Set exercise — Each line of the listing must be transcribed exactly, except for the images, which should be excluded.

- - -

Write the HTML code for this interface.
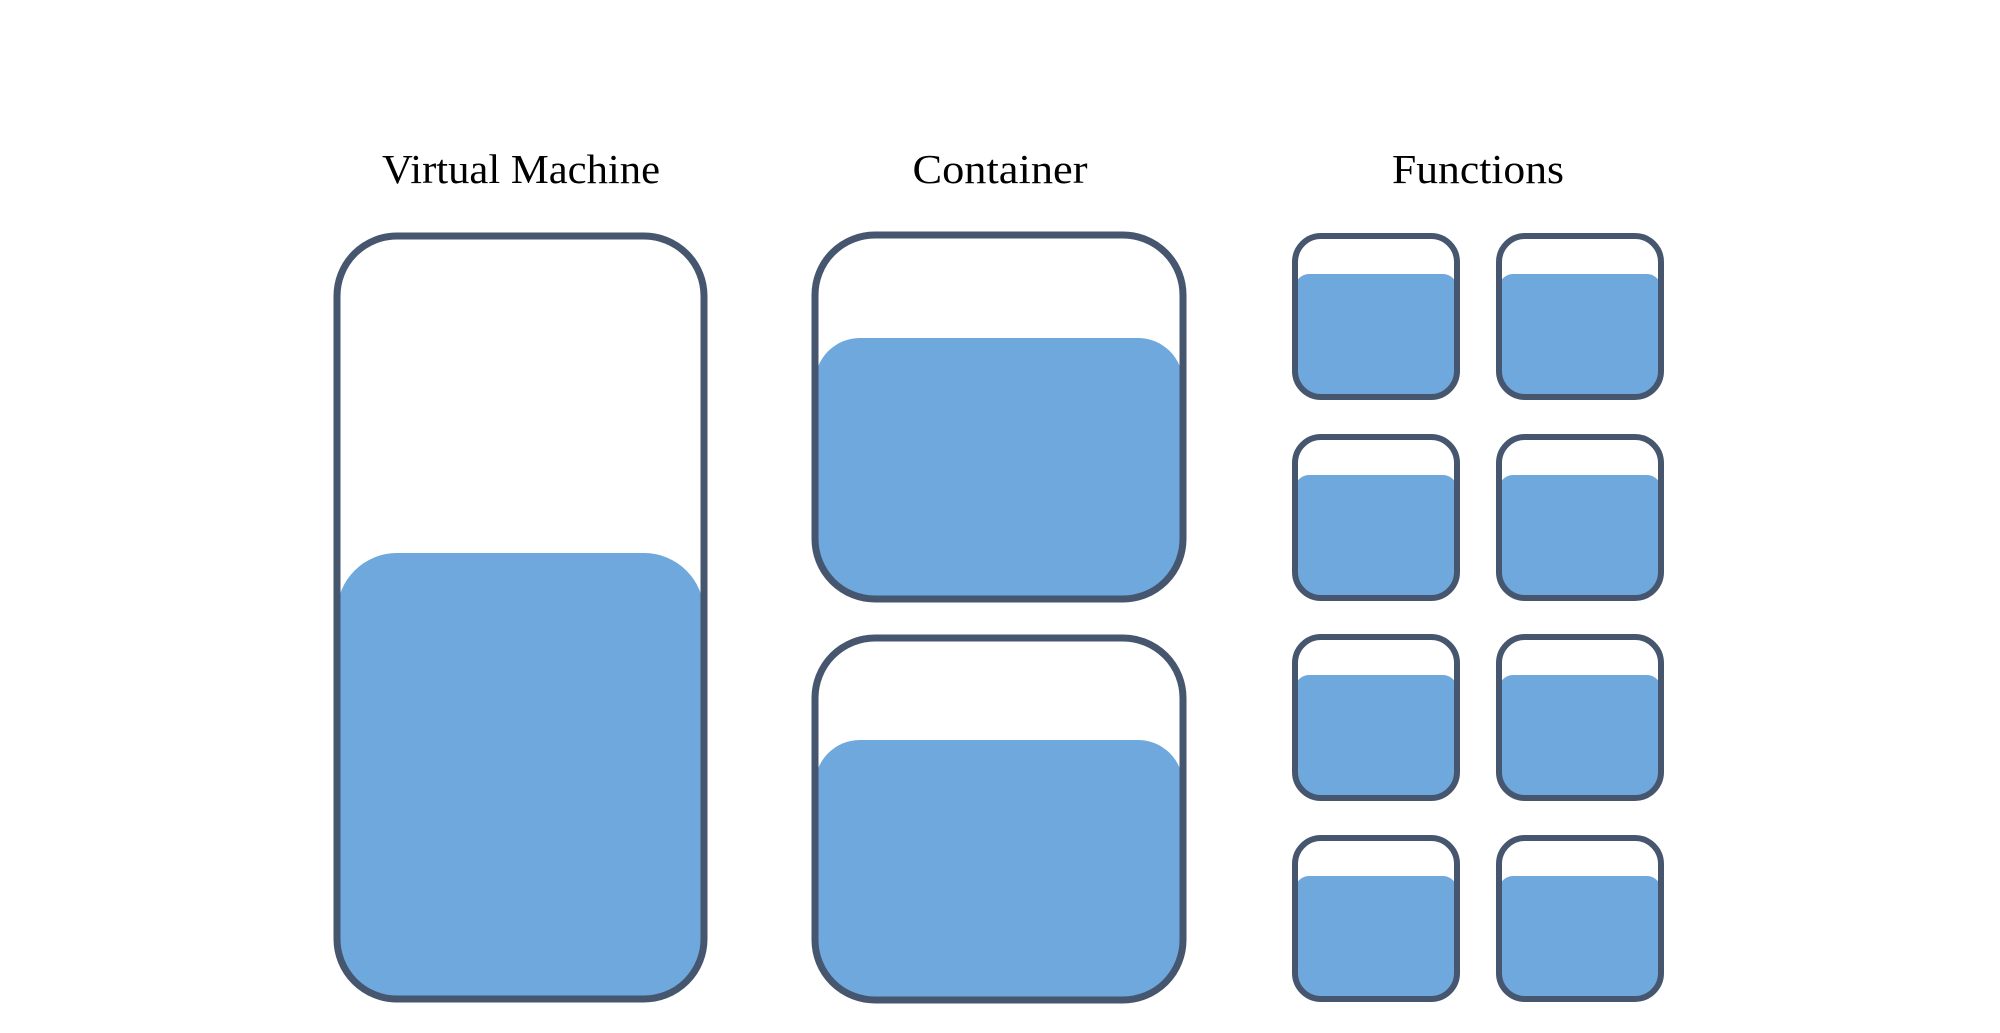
<!DOCTYPE html>
<html><head><meta charset="utf-8"><style>html,body{margin:0;padding:0;background:#fff;overflow:hidden;width:2000px;height:1033px}svg{display:block}</style></head>
<body>
<svg width="2000" height="1033" viewBox="0 0 2000 1033" xmlns="http://www.w3.org/2000/svg">
<defs>
<clipPath id="c1"><rect x="337" y="236" width="367" height="763" rx="60"/></clipPath>
<clipPath id="c2"><rect x="815" y="235" width="368" height="364" rx="60"/></clipPath>
<clipPath id="c3"><rect x="815" y="638" width="368" height="362" rx="60"/></clipPath>
</defs>
<g font-family="'Liberation Serif', serif" font-size="41" fill="#000" text-anchor="middle">
<text x="521" y="183" textLength="278" lengthAdjust="spacingAndGlyphs">Virtual Machine</text>
<text x="1000" y="183" textLength="175" lengthAdjust="spacingAndGlyphs">Container</text>
<text x="1478" y="183" textLength="172" lengthAdjust="spacingAndGlyphs">Functions</text>
</g>
<g fill="#6fa8dc">
<rect x="337" y="553" width="367" height="600" rx="60" clip-path="url(#c1)"/>
<rect x="815" y="338" width="368" height="400" rx="45" clip-path="url(#c2)"/>
<rect x="815" y="740" width="368" height="400" rx="45" clip-path="url(#c3)"/>
</g>
<g fill="none" stroke="#45566e" stroke-width="7">
<rect x="337" y="236" width="367" height="763" rx="60"/>
<rect x="815" y="235" width="368" height="364" rx="60"/>
<rect x="815" y="638" width="368" height="362" rx="60"/>
</g>
<g id="funcs"></g>
<script>
var g=document.getElementById('funcs'),ns='http://www.w3.org/2000/svg';
var cols=[1295,1499],tops=[236,437,637,838];
var k=0;
cols.forEach(function(x){tops.forEach(function(y){
 k++;var w=162,h=161;
 var cp=document.createElementNS(ns,'clipPath');cp.setAttribute('id','f'+k);
 var cr=document.createElementNS(ns,'rect');cr.setAttribute('x',x);cr.setAttribute('y',y);cr.setAttribute('width',w);cr.setAttribute('height',h);cr.setAttribute('rx',26);cp.appendChild(cr);g.appendChild(cp);
 var f=document.createElementNS(ns,'rect');f.setAttribute('x',x);f.setAttribute('y',y+38);f.setAttribute('width',w);f.setAttribute('height',200);f.setAttribute('rx',14);f.setAttribute('fill','#6fa8dc');f.setAttribute('clip-path','url(#f'+k+')');g.appendChild(f);
 var s=document.createElementNS(ns,'rect');s.setAttribute('x',x);s.setAttribute('y',y);s.setAttribute('width',w);s.setAttribute('height',h);s.setAttribute('rx',26);s.setAttribute('fill','none');s.setAttribute('stroke','#45566e');s.setAttribute('stroke-width',6);g.appendChild(s);
});});
</script>
</svg>
</body></html>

- - -

Answer in full —
Write the HTML code for this interface.
<!DOCTYPE html>
<html><head><meta charset="utf-8"><style>html,body{margin:0;padding:0;background:#fff;overflow:hidden;width:2000px;height:1033px}svg{display:block}</style></head>
<body>
<svg width="2000" height="1033" viewBox="0 0 2000 1033" xmlns="http://www.w3.org/2000/svg">
<defs>
<clipPath id="c1"><rect x="337" y="236" width="367" height="763" rx="60"/></clipPath>
<clipPath id="c2"><rect x="815" y="235" width="368" height="364" rx="60"/></clipPath>
<clipPath id="c3"><rect x="815" y="638" width="368" height="362" rx="60"/></clipPath>
</defs>
<g font-family="'Liberation Serif', serif" font-size="41" fill="#000" text-anchor="middle">
<text x="521" y="183" textLength="278" lengthAdjust="spacingAndGlyphs">Virtual Machine</text>
<text x="1000" y="183" textLength="175" lengthAdjust="spacingAndGlyphs">Container</text>
<text x="1478" y="183" textLength="172" lengthAdjust="spacingAndGlyphs">Functions</text>
</g>
<g fill="#6fa8dc">
<rect x="337" y="553" width="367" height="600" rx="60" clip-path="url(#c1)"/>
<rect x="815" y="338" width="368" height="400" rx="45" clip-path="url(#c2)"/>
<rect x="815" y="740" width="368" height="400" rx="45" clip-path="url(#c3)"/>
</g>
<g fill="none" stroke="#45566e" stroke-width="7">
<rect x="337" y="236" width="367" height="763" rx="60"/>
<rect x="815" y="235" width="368" height="364" rx="60"/>
<rect x="815" y="638" width="368" height="362" rx="60"/>
</g>
<g id="funcs"></g>
<script>
var g=document.getElementById('funcs'),ns='http://www.w3.org/2000/svg';
var cols=[1295,1499],tops=[236,437,637,838];
var k=0;
cols.forEach(function(x){tops.forEach(function(y){
 k++;var w=162,h=161;
 var cp=document.createElementNS(ns,'clipPath');cp.setAttribute('id','f'+k);
 var cr=document.createElementNS(ns,'rect');cr.setAttribute('x',x);cr.setAttribute('y',y);cr.setAttribute('width',w);cr.setAttribute('height',h);cr.setAttribute('rx',26);cp.appendChild(cr);g.appendChild(cp);
 var f=document.createElementNS(ns,'rect');f.setAttribute('x',x);f.setAttribute('y',y+38);f.setAttribute('width',w);f.setAttribute('height',200);f.setAttribute('rx',14);f.setAttribute('fill','#6fa8dc');f.setAttribute('clip-path','url(#f'+k+')');g.appendChild(f);
 var s=document.createElementNS(ns,'rect');s.setAttribute('x',x);s.setAttribute('y',y);s.setAttribute('width',w);s.setAttribute('height',h);s.setAttribute('rx',26);s.setAttribute('fill','none');s.setAttribute('stroke','#45566e');s.setAttribute('stroke-width',6);g.appendChild(s);
});});
</script>
</svg>
</body></html>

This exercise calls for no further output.